▸ What is being asked: Find the lines with the string "chart" and return them.

----

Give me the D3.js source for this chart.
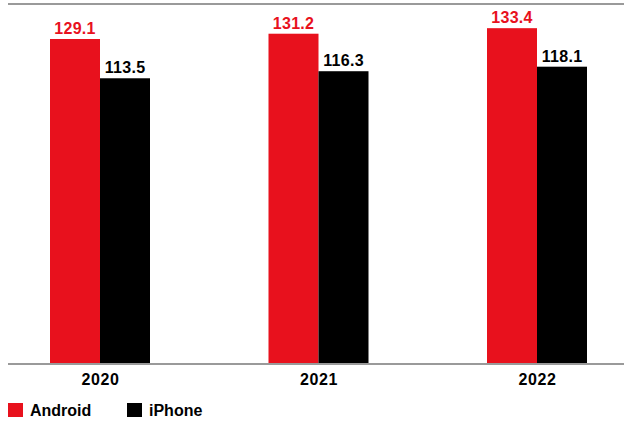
<!doctype html>
<html lang="en">
<head>
    <meta charset="UTF-8" />
    <script src="https://d3js.org/d3.v7.min.js"></script>
    <style>
        body { margin: 0; background: #fff; }
        text { font-family: "Liberation Sans", Arial, sans-serif; font-weight: bold; }
    </style>
</head>
<body>
    <div id="chart"></div>
    <script>
        // Data
        const years = ["2020", "2021", "2022"]
        const series = ["Android", "iPhone"]
        const android = [129.1, 131.2, 133.4]
        const iphone = [113.5, 116.3, 118.1]
        const colors = ["#e8111d", "#000000"]

        const WIDTH = 624
        const HEIGHT = 421
        const baseY = 364
        const barW = 50

        const svg = d3.select("#chart").append("svg")
            .attr("width", WIDTH)
            .attr("height", HEIGHT)

        // x: group centers, y: linear from zero
        const x = d3.scalePoint().domain(years).range([100, 537])
        const xs = d3.scaleBand().domain(series).range([-barW, barW])
        const y = d3.scaleLinear().domain([0, 129.1]).range([baseY, 39])

        // top rule
        svg.append("line")
            .attr("x1", 8).attr("x2", WIDTH)
            .attr("y1", 4).attr("y2", 4)
            .attr("stroke", "#9a9a9a").attr("stroke-width", 2)

        const rows = years.map((yr, i) => ({ year: yr, values: [android[i], iphone[i]] }))

        const groups = svg.selectAll(".group")
            .data(rows)
            .join("g")
            .attr("class", "group")
            .attr("transform", d => `translate(${x(d.year)},0)`)

        groups.selectAll("rect")
            .data(d => d.values.map((v, j) => ({ key: series[j], value: v, color: colors[j] })))
            .join("rect")
            .attr("x", d => xs(d.key))
            .attr("width", xs.bandwidth())
            .attr("y", d => y(d.value))
            .attr("height", d => baseY - y(d.value))
            .attr("fill", d => d.color)

        groups.selectAll(".val")
            .data(d => d.values.map((v, j) => ({ key: series[j], value: v, color: colors[j] })))
            .join("text")
            .attr("class", "val")
            .attr("x", d => xs(d.key) + xs.bandwidth() / 2)
            .attr("y", d => y(d.value) - 5)
            .attr("text-anchor", "middle")
            .attr("font-size", "16px")
            .attr("letter-spacing", "0.3px")
            .attr("fill", d => d.color)
            .text(d => d.value.toFixed(1))

        // baseline and x axis labels
        const xAxis = svg.append("g")
            .attr("transform", `translate(0,${baseY})`)
            .call(d3.axisBottom(x).tickSize(0).tickPadding(10))
        xAxis.select(".domain").remove()
        xAxis.selectAll("text")
            .attr("font-size", "16px")
            .attr("letter-spacing", "0.6px")
            .attr("fill", "#000")
            .style("font-family", "'Liberation Sans', Arial, sans-serif")
            .style("font-weight", "bold")

        svg.append("line")
            .attr("x1", 8).attr("x2", WIDTH)
            .attr("y1", baseY).attr("y2", baseY)
            .attr("stroke", "#9a9a9a").attr("stroke-width", 2)

        // legend
        const legend = svg.append("g")
            .attr("transform", "translate(8,403)")

        const items = legend.selectAll(".item")
            .data(series)
            .join("g")
            .attr("class", "item")
            .attr("transform", (d, i) => `translate(${i * 119},0)`)

        items.append("rect")
            .attr("width", 15).attr("height", 14)
            .attr("fill", (d, i) => colors[i])

        items.append("text")
            .attr("x", 22)
            .attr("y", 13)
            .attr("font-size", "16px")
            .attr("fill", "#000")
            .text(d => d)
    </script>
</body>
</html>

----

▸ The response:
Give me the D3.js source for this chart.
    <div id="chart"></div>
        const svg = d3.select("#chart").append("svg")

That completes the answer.